Monday, March 11, 2019

PVC shoulder rig for less than $10

    If you've ever tried to shoot handheld video, you know camera shake is a thing, even if you've got the steadiest of hands.

    There are a few tricks to get around it. Knoptop suggests using your camera strap, pulling the camera away from you until the strap is taut, providing some stability to the camera. While Scott Eggleston, aka the Frugal Filmmaker, has advocated for cage-like rigs, such as one made out of my favorite material, PVC, and another that is group of flash brackets mounted together.

    But many people have found that shoulder rigs provide great stability for a few reasons. First, you are using your shoulder and body mass to provide stability, and with the right handles, it gives three points of contact. A shoulder rig also puts the camera right about eye level.

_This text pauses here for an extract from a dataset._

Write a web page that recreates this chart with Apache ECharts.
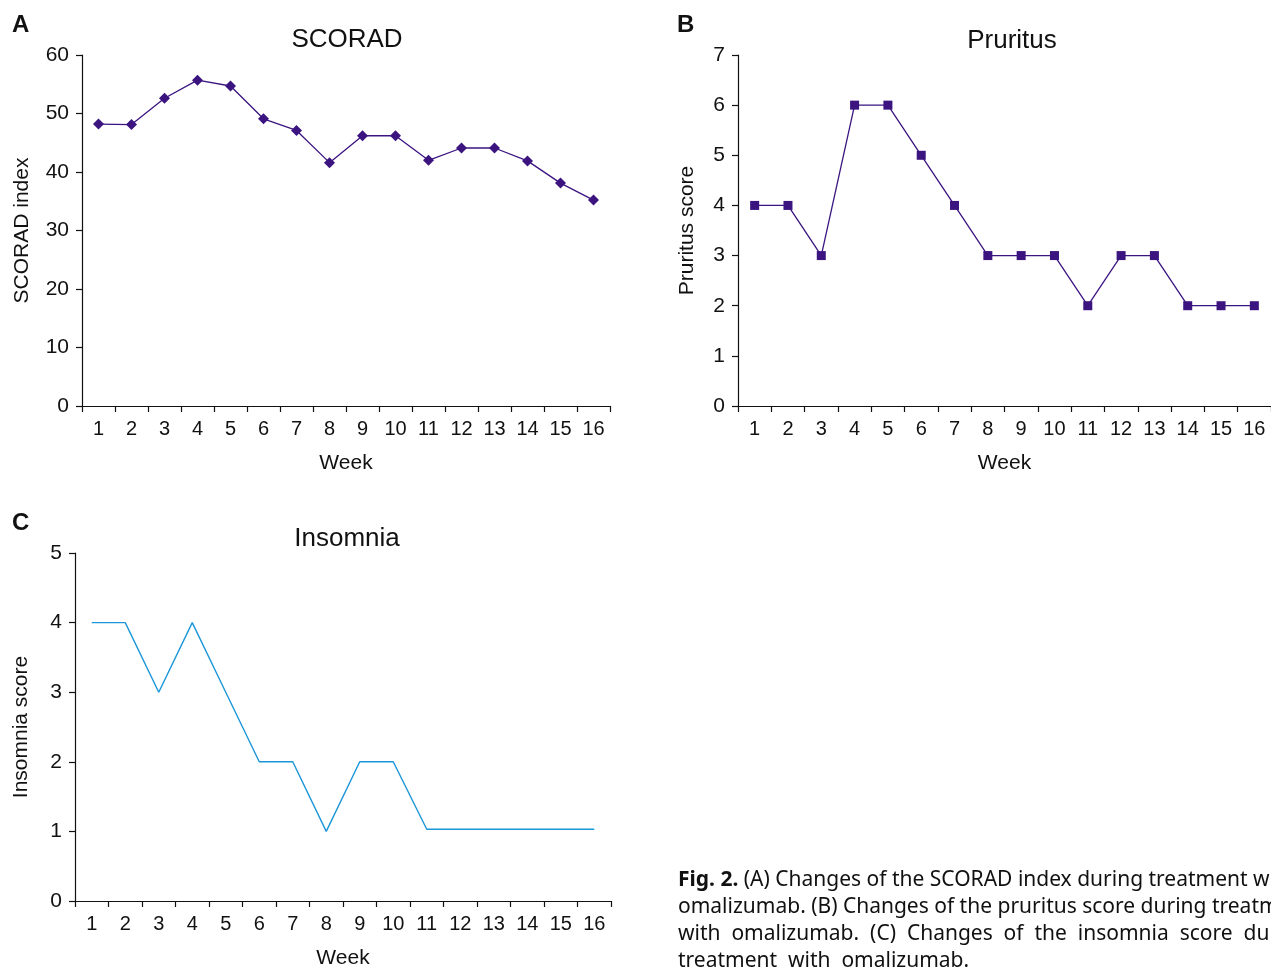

    There are plenty of plans for DIY shoulder rigs out there, but the one I liked the best — for the most part — was the one the crew at The Slanted Lens came up with. Dubbed the "Lars Cam," it consists of a 10-12" length of 1-inch PVC pipe, a 1-inch T-joint and three 1-inch 90-degree PVC electrical conduits, along with a 1/4x20 bolt to hold the camera on to it. The tools consist of a power drill (I recommend using a 9/32 bit, as it makes it easier to insert the bolt in the hole), and a way to cut PVC pipe. My personal choice is a pair of ratcheting PVC pipe cutters.

    I spent $6.72 at Home Depot on the conduit, T-joint and bolt (actually, the bolts came in a three-pack with nuts). I was able to get a short length of PVC pipe from a friendly plumber for free from his scrap collection. 


    From my test run with it, the rig is quite stable and handles smoothly. You can still reach up to adjust focal length or focus, resting one of the handles either in the crook of your arm or on your forearm.

    At this point, I am debating whether to use tape to cover the PVC, as the Lars Cam's inventor did, or spray paint. I am also planning to borrow another trick from Knoptop and putting a craft-foam pad around the bolt to better hold the camera.




Monday, March 4, 2019

Low-cost ways to set focus for your videos


    If you're working by yourself, getting your camera focused to where you are going to be in front of it can be a challenge.

    There are some tricks, such as using a remote to trigger the autofocus on the camera while you're standing in position, and then quickly locking it in by going to manual focus. But not everyone has a remote trigger.

    Another way is to put something where you will be,  focus on it, and then step into position.

    Dave Knop, AKA Knoptop, has a couple suggestions in a Youtube video.

    One is using a polystyrene mannequin display head, which you can pick up at a local wig shop or on Amazon. But if you either don't want to spend the money or have Jeff Bezos' algorithms making wild assumptions about you, Knoptop offers a cheaper solution that you most likely have laying around your house: A plastic, one-gallon jug.

    Knoptop said they can easily be used as a head to either hold hats and wigs, or as a focus stand-in. He recommends using a milk jug (not those big. square-ish ones you get at Costco), after rinsing it out, of course. For me, I have distilled water jugs sitting around that don't need as much cleaning.
 
    Knoptop said you can paint it, cover it with comic book art or whatever you want. I would recommend something that creates an easy focus pattern, maybe something like this modge-podged to the outside. To make it really utilitarian, you could also paint it a neutral gray tone so you can set color balance as well.

    I think the best part of it is you can fit it on a light stand, especially if you are using a PVC lightstand.